Une étiquette peut tellement influencer notre lecture ! Le Prix Fémina me dit qu’ils ont couronné Boltanski pour son premier roman. Stock, dans sa description de l’ouvrage, ose introduire l’étrange catégorie de roman-vrai.
Je me suis donc mise à lire La Cache comme un roman. En tant que tel, il n’est pas mal, j'y reviendrai, mais il tend à être long et à s’essouffler à mi-chemin. Mais si je considère l’oeuvre comme un récit biographique sur la famille de l’auteur, alors ça change tout et c’est excellent.

À 13 ans, Christophe Boltanski, l’auteur et le narrateur, décide d’aller vivre avec ses grands-parents dans un appartement parisien, un hôtel pour le moins “particulier”.
Pour s’expliquer à lui-même et nous présenter sa famille aux moeurs étranges, il donne à la table des matières de son livre la forme d’une sorte de tableau de Cluedo, se concentrant d’abord sur la voiture de ses grand-parents, “un mode d’habitation avant d’être un moyen de transport”, puis sur 9 parties de leur maison.
Au long des descriptions de chaque pièce, il présente les membres de “la tribu des Boltanski” et ce qu’ils ont vécu de joies et d’épreuves, depuis l’émigration d’Odessa au 19ème siècle jusqu’à aujourd’hui.
On pourrait dire que la maison est elle-même le personnage central du livre, autour de laquelle se meut tant bien que mal sa “Mère-Grand” touchée par la polio après la naissance de son premier enfant, et son grand-père qui fait croire à un divorce et à sa fuite mais en fait se cache dans son propre domicile pendant 20 mois durant la guerre, seul moyen de survivre quand on raffle les Juifs à Paris pendant la deuxième guerre mondiale.

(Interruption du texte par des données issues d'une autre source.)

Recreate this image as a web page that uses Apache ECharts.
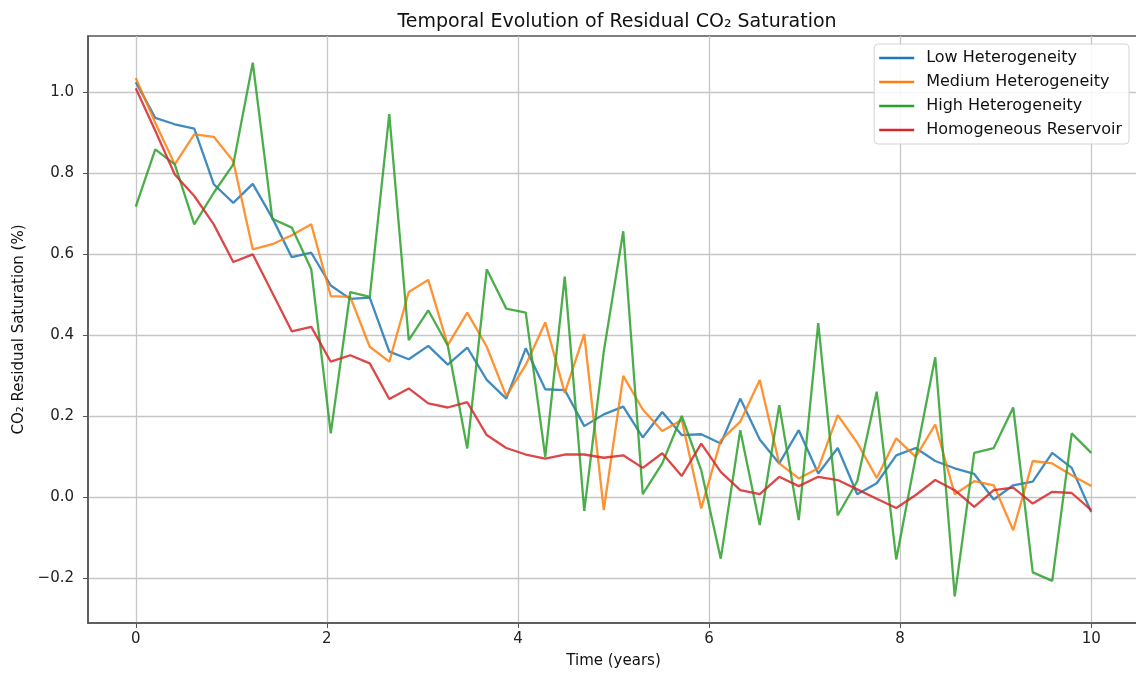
<!DOCTYPE html>
<html>
<head>
<meta charset="utf-8">
<title>Temporal Evolution of Residual CO₂ Saturation</title>
<script src="https://cdn.jsdelivr.net/npm/echarts@6/dist/echarts.min.js"></script>
<style>
  html, body { margin: 0; padding: 0; background: #ffffff; }
  #chart { width: 1136px; height: 673px; }
</style>
</head>
<body>
<div id="chart"></div>
<script>
// Sampling grid: 50 evenly spaced times over 10 years
const times = Array.from({ length: 50 }, (_, i) => i * 10 / 49);

const seriesNames = ['Low Heterogeneity', 'Medium Heterogeneity', 'High Heterogeneity', 'Homogeneous Reservoir'];

const lowHet = [
  1.025, 0.937, 0.921, 0.910, 0.773, 0.727, 0.774, 0.690, 0.593, 0.604,
  0.523, 0.490, 0.493, 0.360, 0.341, 0.374, 0.328, 0.370, 0.290, 0.244,
  0.368, 0.267, 0.265, 0.176, 0.205, 0.224, 0.148, 0.211, 0.154, 0.156,
  0.133, 0.244, 0.143, 0.084, 0.166, 0.059, 0.122, 0.008, 0.035, 0.104,
  0.122, 0.090, 0.072, 0.058, -0.005, 0.030, 0.039, 0.110, 0.073, -0.036
];

const mediumHet = [
  1.035, 0.925, 0.822, 0.896, 0.890, 0.830, 0.612, 0.625, 0.647, 0.674,
  0.497, 0.495, 0.372, 0.335, 0.507, 0.537, 0.376, 0.456, 0.372, 0.250,
  0.327, 0.432, 0.258, 0.403, -0.031, 0.300, 0.217, 0.164, 0.191, -0.027,
  0.141, 0.187, 0.290, 0.084, 0.047, 0.072, 0.203, 0.135, 0.048, 0.146,
  0.100, 0.180, 0.008, 0.040, 0.030, -0.081, 0.090, 0.084, 0.055, 0.028
];

const highHet = [
  0.718, 0.859, 0.822, 0.674, 0.752, 0.822, 1.073, 0.688, 0.666, 0.563,
  0.158, 0.507, 0.495, 0.946, 0.388, 0.462, 0.375, 0.121, 0.563, 0.466,
  0.456, 0.100, 0.545, -0.033, 0.360, 0.657, 0.008, 0.084, 0.201, 0.067,
  -0.151, 0.166, -0.068, 0.228, -0.056, 0.430, -0.044, 0.040, 0.261, -0.153,
  0.100, 0.346, -0.244, 0.110, 0.122, 0.222, -0.185, -0.206, 0.158, 0.110
];

const homogeneous = [
  1.010, 0.905, 0.797, 0.744, 0.674, 0.581, 0.600, 0.505, 0.410, 0.421,
  0.335, 0.351, 0.331, 0.243, 0.269, 0.232, 0.222, 0.235, 0.154, 0.122,
  0.106, 0.096, 0.106, 0.106, 0.098, 0.104, 0.073, 0.109, 0.053, 0.133,
  0.063, 0.018, 0.008, 0.051, 0.028, 0.051, 0.043, 0.020, -0.003, -0.026,
  0.006, 0.043, 0.018, -0.023, 0.018, 0.024, -0.015, 0.014, 0.011, -0.031
];

const xTicks = [0, 2, 4, 6, 8, 10];
const yTicks = [-0.2, 0.0, 0.2, 0.4, 0.6, 0.8, 1.0];

const colors = ['#1f77b4', '#ff7f0e', '#2ca02c', '#d62728'];
const allValues = [lowHet, mediumHet, highHet, homogeneous];

// 5% padding around the data extent on both axes
const flat = allValues.flat();
const yLo = Math.min(...flat), yHi = Math.max(...flat);
const yPad = (yHi - yLo) * 0.05;
const xLo = times[0], xHi = times[times.length - 1];
const xPad = (xHi - xLo) * 0.05;

const FONT = 'DejaVu Sans';
const fmtY = v => (v < 0 ? '\u2212' : '') + Math.abs(v).toFixed(1);

const chart = echarts.init(document.getElementById('chart'), null, { renderer: 'canvas' });

chart.setOption({
  animation: false,
  backgroundColor: '#ffffff',
  title: {
    text: 'Temporal Evolution of Residual CO₂ Saturation',
    left: 612,
    textAlign: 'center',
    top: 8,
    textStyle: { fontFamily: FONT, fontSize: 19, fontWeight: 'normal', color: '#111' }
  },
  legend: {
    data: seriesNames,
    orient: 'vertical',
    right: 7,
    top: 44,
    icon: 'rect',
    itemWidth: 35,
    itemHeight: 2.5,
    itemGap: 8,
    padding: [6, 7, 6, 5],
    backgroundColor: 'rgba(255,255,255,0.85)',
    borderColor: '#d4d4d4',
    borderWidth: 1,
    borderRadius: 4,
    textStyle: { fontFamily: FONT, fontSize: 16, color: '#111', lineHeight: 16, padding: [0, 0, 0, 7] }
  },
  grid: {
    left: 88,
    top: 36,
    width: 1051,
    height: 587,
    show: true,
    borderColor: '#555',
    borderWidth: 1.5,
    containLabel: false,
    outerBoundsMode: 'none'
  },
  xAxis: {
    type: 'value',
    min: xLo - xPad,
    max: xHi + xPad,
    name: 'Time (years)',
    nameLocation: 'middle',
    nameGap: 31,
    nameTextStyle: { fontFamily: FONT, fontSize: 15, color: '#111' },
    axisLine: { show: true, onZero: false, lineStyle: { color: '#555', width: 1.5 } },
    axisTick: { show: true, inside: false, length: 5, customValues: xTicks, lineStyle: { color: '#555' } },
    axisLabel: {
      customValues: xTicks,
      margin: 9,
      fontFamily: FONT, fontSize: 15, color: '#222',
      formatter: v => String(Math.round(v))
    },
    splitLine: { show: true, lineStyle: { color: '#c6c6c6', width: 1.3 } }
  },
  yAxis: {
    type: 'value',
    min: yLo - yPad,
    max: yHi + yPad,
    name: 'CO₂ Residual Saturation (%)',
    nameLocation: 'middle',
    nameGap: 61,
    nameRotate: 90,
    nameTextStyle: { fontFamily: FONT, fontSize: 15, color: '#111' },
    axisLine: { show: true, onZero: false, lineStyle: { color: '#555', width: 1.5 } },
    axisTick: { show: true, inside: false, length: 5, customValues: yTicks, lineStyle: { color: '#555' } },
    axisLabel: {
      customValues: yTicks,
      margin: 14,
      fontFamily: FONT, fontSize: 15, color: '#222',
      formatter: fmtY
    },
    splitLine: { show: true, lineStyle: { color: '#c6c6c6', width: 1.3 } }
  },
  series: seriesNames.map((name, k) => ({
    name,
    type: 'line',
    data: times.map((t, i) => [t, allValues[k][i]]),
    showSymbol: false,
    symbol: 'none',
    smooth: false,
    color: colors[k],
    lineStyle: { width: 2.3, color: colors[k], opacity: 0.85 },
    z: 2 + k
  }))
});
</script>
</body>
</html>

Quand on lit l’ouvrage comme une biographie, on prend plaisir à visiter tranquillement la maison de pièce en pièce et à découvrir petit à petit ses secrets, révélés sans jugement, avec simplicité et sobriété,  (avec toutefois quelques passages à la Pierre Lemaitre quand il s’agit de décrire les horreurs de la guerre de 14-18 – voir Bureau, chap. 11) .
Pris comme un roman, ça devient un peu lassant.
C’est toute une réflexion sur le thème de l’identité, de la sécurité et de la peur. Que va-t-on faire pour se protéger ?
Le livre s’ouvre avec de multiples “il“, en premier lieu source de confusion pour le lecteur, mais recherché à mon avis. Tard dans le texte découvrira-t-on enfin le prénom de la grad-mère, par exemple.
C’est le “il” anonyme derrière lequel on se cache (les membres de la famille ont aussi recours à de multiples pseudonymes), mais c’est aussi le “il” de la cohésion d’un corps, d’un “bloc compact” sur lequel on s’appuie, d’un groupe qui se tient ensemble pour survivre face au danger, tout en se démarquant des autres et en créant “un entre-soi, une coupure avec le monde extérieur.”
C’est aussi une réflexion sur le thème de la fragilité, physique et sociale, et de la précarité qui en découle.
Mais ne vous y trompez pas : si l’enfermement est comme un mode d’être pour cette famille, si ce lieu est cimenté par la peur, c’est aussi un espace vibrant de vie, de liberté intérieure et de créativité.
Ce sont des gens très intelligents, des professionnels, des intellectuels et des artistes. La grand-mère de l’auteur écrit même des romans.
Pour conclure:
Un ouvrage à la structure originale qui nous dévoile les secrets d’une famille hors du commun, et ce qu’elle est entre autres amenée à faire pour survive à la persécution juive.
Aucun commentaire pour ce contenu.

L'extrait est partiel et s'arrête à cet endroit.